Development and validation of intratumoral and peritumoral CT-based radiomics nomograms for predicting malignancy and invasiveness of pulmonary ground-glass nodules: a retrospective study

Background: Currently, it is still very challenging for radiologists to visually distinguish between benign and malignant ground-glass nodules (GGNs) and predict the degree of invasiveness of GGNs directly from computed tomography (CT) images. Radiomics is a newly emerging technique that can transform digital medical images into numerous quantitative features revealing pathophysiology. The present study aimed to evaluate the predictive value of intratumoral and peritumoral CT-based radiomics and the radiomics nomogram for determining the benign or malignant status of pulmonary GGNs and the invasiveness of malignant GGNs.

Methods: A total of 1,372 GGNs from 1,280 patients with preoperative CT scans were included in this retrospective study. Among these, 212 GGNs were diagnosed with inflamed or infected benign lesions, 31 with atypical adenomatous hyperplasia (AAH), 257 with adenocarcinoma in situ (AIS), 559 with minimally invasive adenocarcinoma (MIA), and 313 with invasive adenocarcinoma (IAC). Malignant GGNs were classified according to clinical management strategies, with AAH, AIS, and MIA categorized as non-invasive lesions, and IAC as an invasive lesion. Two types of regions of interest (ROIs) were annotated from the CT images: gross tumor volume (GTV) and peritumoral volume (5 and 10 mm around the tumor, PTV₁ and PTV₂). Radiomics models, a clinical factor model, and a combined radiomics nomogram integrating the radiomics score with independent clinical predictors were constructed and compared.

Results: For malignancy predictions, the GTV + PTV₁ + PTV₂ radiomics model and the PTV₁ radiomics model achieved the highest performance in the training set and testing set, with areas under the curve (AUCs) of 0.840 and 0.796, respectively. The combined radiomics nomogram demonstrated excellent discrimination in both the training set and testing set, with AUCs of 0.870 and 0.817, respectively. Moreover, the DeLong test showed that in both the training and validation cohorts, the AUC values of the comprehensive nomogram were significantly different from those of the clinical factor model, GTV radiomics model, PTV₂ radiomics model, and GTV + PTV₁ + PTV₂ radiomics models (P<0.05). For invasiveness predictions, the GTV + PTV₁ + PTV₂ radiomics model exhibited the highest performance in the training set and testing set, with AUCs of 0.956 and 0.954, respectively. Similarly, the combined radiomics nomogram showed excellent discriminatory performance in both the training set and testing set, with AUCs of 0.962 and 0.957, respectively. Furthermore, the DeLong test demonstrated that the AUC values of the comprehensive nomogram were significantly different from those of the clinical factor model and the PTV₂ radiomics model in both cohorts (P<0.05).

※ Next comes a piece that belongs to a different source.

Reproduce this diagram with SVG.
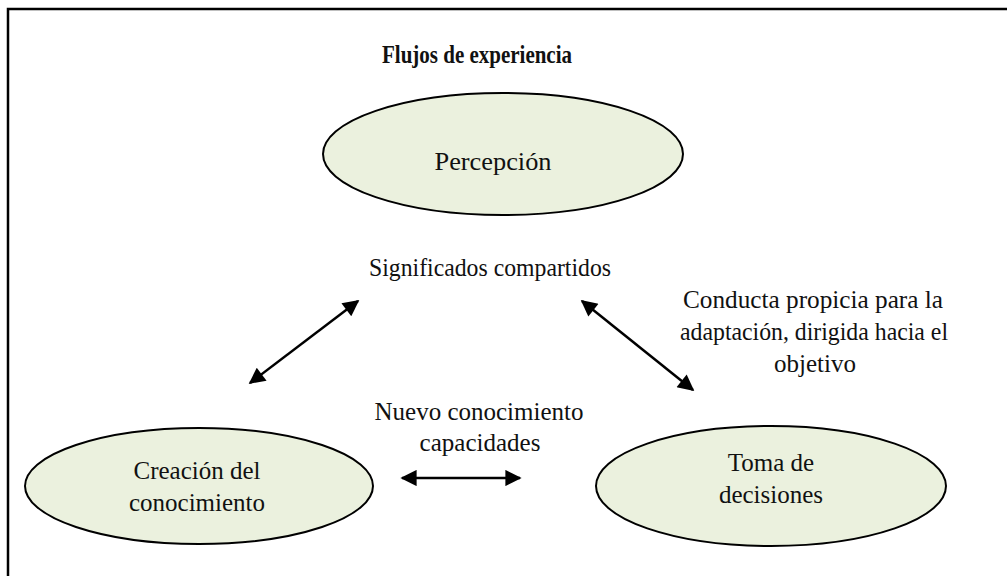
<svg xmlns="http://www.w3.org/2000/svg" width="1007" height="576" viewBox="0 0 1007 576">
<style>
  .node ellipse { fill: #ebf1de; stroke: #000; stroke-width: 2; }
  text { font-family: "Liberation Serif", "Times New Roman", serif; font-size: 25px; fill: #111; text-anchor: middle; }
  .title { font-weight: bold; font-size: 25px; }
  .conn line { stroke: #000; stroke-width: 2.5; marker-start: url(#ah); marker-end: url(#ah); }
</style>
<defs>
  <marker id="ah" viewBox="0 0 10 10" refX="9" refY="5" markerWidth="7.5" markerHeight="6.5" markerUnits="strokeWidth" orient="auto-start-reverse">
    <path d="M0,0 L10,5 L0,10 z" fill="#000"/>
  </marker>
</defs>
<rect width="1007" height="576" fill="#fff"/>
<path d="M8,576 L8,9 L1007,9" fill="none" stroke="#000" stroke-width="2.5"/>
<text class="title" x="477" y="63" textLength="190" lengthAdjust="spacingAndGlyphs">Flujos de experiencia</text>
<g id="percepcion" class="node">
  <ellipse cx="503" cy="154" rx="180" ry="61"/>
  <text x="493" y="170" textLength="117" lengthAdjust="spacingAndGlyphs">Percepción</text>
</g>
<g id="creacion" class="node">
  <ellipse cx="199" cy="486" rx="174" ry="58"/>
  <text x="197" y="479">Creación del</text>
  <text x="197" y="511">conocimiento</text>
</g>
<g id="toma" class="node">
  <ellipse cx="771" cy="486" rx="175" ry="60"/>
  <text x="771" y="471">Toma de</text>
  <text x="771" y="503">decisiones</text>
</g>
<g id="labels">
  <text x="490" y="276" textLength="242" lengthAdjust="spacingAndGlyphs">Significados compartidos</text>
  <text x="813" y="308" textLength="260" lengthAdjust="spacingAndGlyphs">Conducta propicia para la</text>
  <text x="814" y="340" textLength="268" lengthAdjust="spacingAndGlyphs">adaptación, dirigida hacia el</text>
  <text x="815" y="372">objetivo</text>
  <text x="479" y="420">Nuevo conocimiento</text>
  <text x="480" y="451">capacidades</text>
</g>
<g id="connectors" class="conn">
  <line x1="250" y1="383" x2="358" y2="301"/>
  <line x1="582" y1="301" x2="693" y2="390"/>
  <line x1="402" y1="478" x2="520" y2="478"/>
</g>
</svg>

Conclusions: The radiomic signatures of both GTV and PTV₁ show strong predictive capabilities for the malignancy and invasiveness of GGNs, with the PTV₁ radiomics model performing comparably to, or even surpassing, that of the GTV radiomics model. The proposed nomogram demonstrated the best performance in assessing malignancy and invasiveness in patients with GGNs. It may serve as a powerful tool to assist clinicians in formulating personalized treatment strategies.